> DIRECTIONS FOR THIS TASK: Leave out the pictures and reproduce all of the data exactly.

> COLLECTED DATA:
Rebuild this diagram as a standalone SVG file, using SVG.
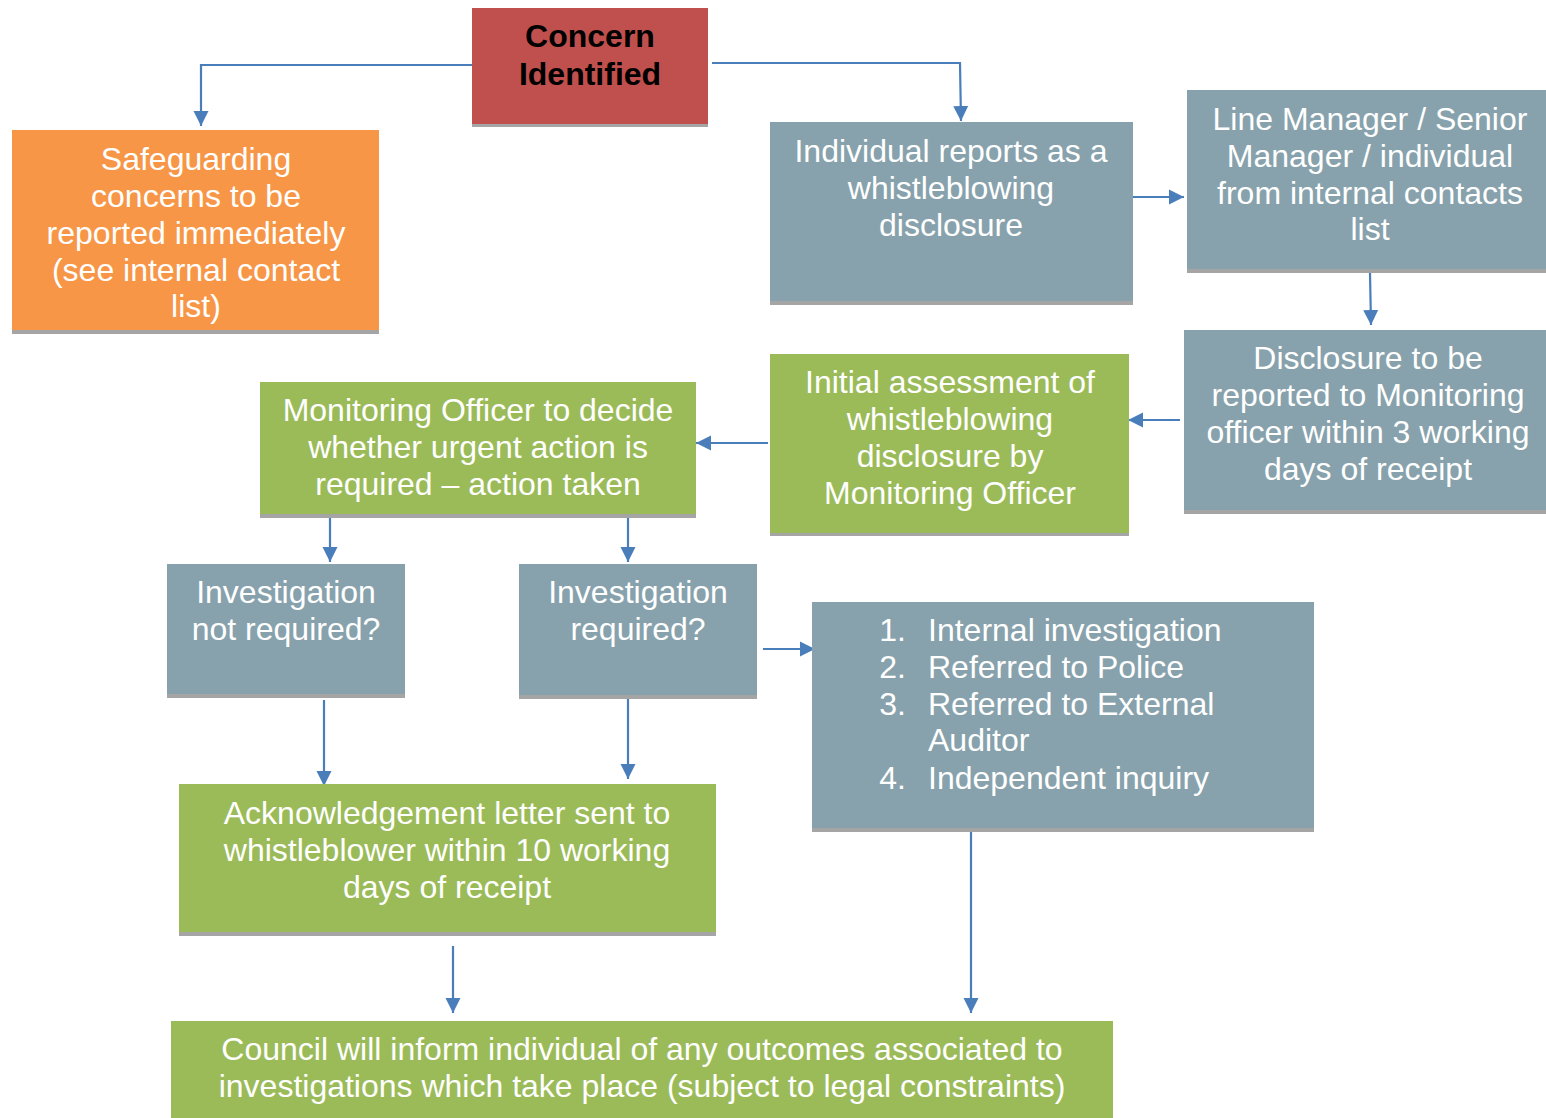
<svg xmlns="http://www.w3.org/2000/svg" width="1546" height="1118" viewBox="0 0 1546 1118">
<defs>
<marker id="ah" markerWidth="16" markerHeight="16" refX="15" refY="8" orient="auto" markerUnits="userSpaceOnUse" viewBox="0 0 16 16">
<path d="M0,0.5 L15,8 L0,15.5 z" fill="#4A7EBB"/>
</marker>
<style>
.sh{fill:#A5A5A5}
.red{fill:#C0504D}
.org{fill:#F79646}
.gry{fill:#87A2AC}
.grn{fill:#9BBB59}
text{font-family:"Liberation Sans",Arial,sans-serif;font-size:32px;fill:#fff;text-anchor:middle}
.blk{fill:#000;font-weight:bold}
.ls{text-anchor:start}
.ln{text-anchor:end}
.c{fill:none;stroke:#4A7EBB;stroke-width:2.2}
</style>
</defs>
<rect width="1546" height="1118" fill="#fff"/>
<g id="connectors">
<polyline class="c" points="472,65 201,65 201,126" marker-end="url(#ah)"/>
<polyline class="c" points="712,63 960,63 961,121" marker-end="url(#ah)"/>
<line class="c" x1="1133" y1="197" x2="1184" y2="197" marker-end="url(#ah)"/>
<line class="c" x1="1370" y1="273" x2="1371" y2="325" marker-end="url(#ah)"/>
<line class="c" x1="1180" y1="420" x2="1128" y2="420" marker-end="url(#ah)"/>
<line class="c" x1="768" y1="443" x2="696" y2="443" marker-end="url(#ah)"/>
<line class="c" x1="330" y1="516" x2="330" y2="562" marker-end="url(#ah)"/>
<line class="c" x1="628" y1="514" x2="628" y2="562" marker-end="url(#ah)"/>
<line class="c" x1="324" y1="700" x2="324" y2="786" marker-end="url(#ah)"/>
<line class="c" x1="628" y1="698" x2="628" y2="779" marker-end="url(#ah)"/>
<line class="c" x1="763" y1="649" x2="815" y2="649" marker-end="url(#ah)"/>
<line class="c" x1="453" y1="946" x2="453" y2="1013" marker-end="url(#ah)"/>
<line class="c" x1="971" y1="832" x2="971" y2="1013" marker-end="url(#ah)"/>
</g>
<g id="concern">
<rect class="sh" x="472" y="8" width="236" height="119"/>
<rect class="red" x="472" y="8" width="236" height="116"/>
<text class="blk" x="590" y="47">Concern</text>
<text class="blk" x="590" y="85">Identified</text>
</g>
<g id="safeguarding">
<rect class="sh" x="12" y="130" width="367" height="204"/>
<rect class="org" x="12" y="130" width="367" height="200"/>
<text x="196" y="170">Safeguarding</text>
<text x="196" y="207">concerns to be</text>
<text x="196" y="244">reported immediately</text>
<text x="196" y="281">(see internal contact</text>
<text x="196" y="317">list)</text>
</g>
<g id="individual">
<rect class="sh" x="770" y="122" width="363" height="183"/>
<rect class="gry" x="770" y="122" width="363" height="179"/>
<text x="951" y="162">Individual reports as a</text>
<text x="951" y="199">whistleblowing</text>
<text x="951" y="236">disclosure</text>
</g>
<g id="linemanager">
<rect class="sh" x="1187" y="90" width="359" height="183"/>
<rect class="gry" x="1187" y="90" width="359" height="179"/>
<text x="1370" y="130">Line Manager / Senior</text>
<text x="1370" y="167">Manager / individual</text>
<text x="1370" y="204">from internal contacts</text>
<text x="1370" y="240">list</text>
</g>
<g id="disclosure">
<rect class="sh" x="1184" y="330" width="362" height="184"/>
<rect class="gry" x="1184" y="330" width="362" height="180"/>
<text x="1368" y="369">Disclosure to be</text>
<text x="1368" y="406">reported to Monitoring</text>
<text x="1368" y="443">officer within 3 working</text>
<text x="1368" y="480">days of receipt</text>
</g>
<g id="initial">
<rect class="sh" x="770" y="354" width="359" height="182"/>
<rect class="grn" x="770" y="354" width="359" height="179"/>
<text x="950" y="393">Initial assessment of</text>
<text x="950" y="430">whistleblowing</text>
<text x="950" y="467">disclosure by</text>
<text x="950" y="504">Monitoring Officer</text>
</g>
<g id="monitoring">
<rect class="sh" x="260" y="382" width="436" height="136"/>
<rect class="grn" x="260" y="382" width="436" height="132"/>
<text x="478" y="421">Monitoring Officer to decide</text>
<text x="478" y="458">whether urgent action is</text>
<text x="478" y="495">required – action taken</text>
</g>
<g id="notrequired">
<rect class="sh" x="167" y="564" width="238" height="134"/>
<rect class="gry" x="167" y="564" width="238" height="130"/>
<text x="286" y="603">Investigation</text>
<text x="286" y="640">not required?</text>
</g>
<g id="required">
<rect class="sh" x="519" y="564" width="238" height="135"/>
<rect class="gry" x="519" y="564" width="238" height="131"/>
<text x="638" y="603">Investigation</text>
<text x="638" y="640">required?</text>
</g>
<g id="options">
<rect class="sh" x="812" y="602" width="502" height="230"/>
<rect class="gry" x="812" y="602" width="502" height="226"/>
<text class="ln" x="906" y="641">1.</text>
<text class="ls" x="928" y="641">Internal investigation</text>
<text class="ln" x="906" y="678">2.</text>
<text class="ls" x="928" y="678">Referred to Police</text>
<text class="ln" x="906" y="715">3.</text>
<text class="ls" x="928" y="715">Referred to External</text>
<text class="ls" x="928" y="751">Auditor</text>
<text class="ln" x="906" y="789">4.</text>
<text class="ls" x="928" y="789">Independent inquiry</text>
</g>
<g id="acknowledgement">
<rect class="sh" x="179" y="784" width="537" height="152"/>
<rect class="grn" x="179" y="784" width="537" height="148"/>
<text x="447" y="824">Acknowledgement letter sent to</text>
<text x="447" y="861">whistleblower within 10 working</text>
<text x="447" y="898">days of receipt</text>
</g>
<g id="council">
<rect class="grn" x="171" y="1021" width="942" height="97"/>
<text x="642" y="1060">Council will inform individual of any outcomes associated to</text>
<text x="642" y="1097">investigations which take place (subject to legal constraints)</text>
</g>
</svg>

> TASK RESULT:
Rebuild this diagram as a standalone SVG file, using SVG.
<svg xmlns="http://www.w3.org/2000/svg" width="1546" height="1118" viewBox="0 0 1546 1118">
<defs>
<marker id="ah" markerWidth="16" markerHeight="16" refX="15" refY="8" orient="auto" markerUnits="userSpaceOnUse" viewBox="0 0 16 16">
<path d="M0,0.5 L15,8 L0,15.5 z" fill="#4A7EBB"/>
</marker>
<style>
.sh{fill:#A5A5A5}
.red{fill:#C0504D}
.org{fill:#F79646}
.gry{fill:#87A2AC}
.grn{fill:#9BBB59}
text{font-family:"Liberation Sans",Arial,sans-serif;font-size:32px;fill:#fff;text-anchor:middle}
.blk{fill:#000;font-weight:bold}
.ls{text-anchor:start}
.ln{text-anchor:end}
.c{fill:none;stroke:#4A7EBB;stroke-width:2.2}
</style>
</defs>
<rect width="1546" height="1118" fill="#fff"/>
<g id="connectors">
<polyline class="c" points="472,65 201,65 201,126" marker-end="url(#ah)"/>
<polyline class="c" points="712,63 960,63 961,121" marker-end="url(#ah)"/>
<line class="c" x1="1133" y1="197" x2="1184" y2="197" marker-end="url(#ah)"/>
<line class="c" x1="1370" y1="273" x2="1371" y2="325" marker-end="url(#ah)"/>
<line class="c" x1="1180" y1="420" x2="1128" y2="420" marker-end="url(#ah)"/>
<line class="c" x1="768" y1="443" x2="696" y2="443" marker-end="url(#ah)"/>
<line class="c" x1="330" y1="516" x2="330" y2="562" marker-end="url(#ah)"/>
<line class="c" x1="628" y1="514" x2="628" y2="562" marker-end="url(#ah)"/>
<line class="c" x1="324" y1="700" x2="324" y2="786" marker-end="url(#ah)"/>
<line class="c" x1="628" y1="698" x2="628" y2="779" marker-end="url(#ah)"/>
<line class="c" x1="763" y1="649" x2="815" y2="649" marker-end="url(#ah)"/>
<line class="c" x1="453" y1="946" x2="453" y2="1013" marker-end="url(#ah)"/>
<line class="c" x1="971" y1="832" x2="971" y2="1013" marker-end="url(#ah)"/>
</g>
<g id="concern">
<rect class="sh" x="472" y="8" width="236" height="119"/>
<rect class="red" x="472" y="8" width="236" height="116"/>
<text class="blk" x="590" y="47">Concern</text>
<text class="blk" x="590" y="85">Identified</text>
</g>
<g id="safeguarding">
<rect class="sh" x="12" y="130" width="367" height="204"/>
<rect class="org" x="12" y="130" width="367" height="200"/>
<text x="196" y="170">Safeguarding</text>
<text x="196" y="207">concerns to be</text>
<text x="196" y="244">reported immediately</text>
<text x="196" y="281">(see internal contact</text>
<text x="196" y="317">list)</text>
</g>
<g id="individual">
<rect class="sh" x="770" y="122" width="363" height="183"/>
<rect class="gry" x="770" y="122" width="363" height="179"/>
<text x="951" y="162">Individual reports as a</text>
<text x="951" y="199">whistleblowing</text>
<text x="951" y="236">disclosure</text>
</g>
<g id="linemanager">
<rect class="sh" x="1187" y="90" width="359" height="183"/>
<rect class="gry" x="1187" y="90" width="359" height="179"/>
<text x="1370" y="130">Line Manager / Senior</text>
<text x="1370" y="167">Manager / individual</text>
<text x="1370" y="204">from internal contacts</text>
<text x="1370" y="240">list</text>
</g>
<g id="disclosure">
<rect class="sh" x="1184" y="330" width="362" height="184"/>
<rect class="gry" x="1184" y="330" width="362" height="180"/>
<text x="1368" y="369">Disclosure to be</text>
<text x="1368" y="406">reported to Monitoring</text>
<text x="1368" y="443">officer within 3 working</text>
<text x="1368" y="480">days of receipt</text>
</g>
<g id="initial">
<rect class="sh" x="770" y="354" width="359" height="182"/>
<rect class="grn" x="770" y="354" width="359" height="179"/>
<text x="950" y="393">Initial assessment of</text>
<text x="950" y="430">whistleblowing</text>
<text x="950" y="467">disclosure by</text>
<text x="950" y="504">Monitoring Officer</text>
</g>
<g id="monitoring">
<rect class="sh" x="260" y="382" width="436" height="136"/>
<rect class="grn" x="260" y="382" width="436" height="132"/>
<text x="478" y="421">Monitoring Officer to decide</text>
<text x="478" y="458">whether urgent action is</text>
<text x="478" y="495">required – action taken</text>
</g>
<g id="notrequired">
<rect class="sh" x="167" y="564" width="238" height="134"/>
<rect class="gry" x="167" y="564" width="238" height="130"/>
<text x="286" y="603">Investigation</text>
<text x="286" y="640">not required?</text>
</g>
<g id="required">
<rect class="sh" x="519" y="564" width="238" height="135"/>
<rect class="gry" x="519" y="564" width="238" height="131"/>
<text x="638" y="603">Investigation</text>
<text x="638" y="640">required?</text>
</g>
<g id="options">
<rect class="sh" x="812" y="602" width="502" height="230"/>
<rect class="gry" x="812" y="602" width="502" height="226"/>
<text class="ln" x="906" y="641">1.</text>
<text class="ls" x="928" y="641">Internal investigation</text>
<text class="ln" x="906" y="678">2.</text>
<text class="ls" x="928" y="678">Referred to Police</text>
<text class="ln" x="906" y="715">3.</text>
<text class="ls" x="928" y="715">Referred to External</text>
<text class="ls" x="928" y="751">Auditor</text>
<text class="ln" x="906" y="789">4.</text>
<text class="ls" x="928" y="789">Independent inquiry</text>
</g>
<g id="acknowledgement">
<rect class="sh" x="179" y="784" width="537" height="152"/>
<rect class="grn" x="179" y="784" width="537" height="148"/>
<text x="447" y="824">Acknowledgement letter sent to</text>
<text x="447" y="861">whistleblower within 10 working</text>
<text x="447" y="898">days of receipt</text>
</g>
<g id="council">
<rect class="grn" x="171" y="1021" width="942" height="97"/>
<text x="642" y="1060">Council will inform individual of any outcomes associated to</text>
<text x="642" y="1097">investigations which take place (subject to legal constraints)</text>
</g>
</svg>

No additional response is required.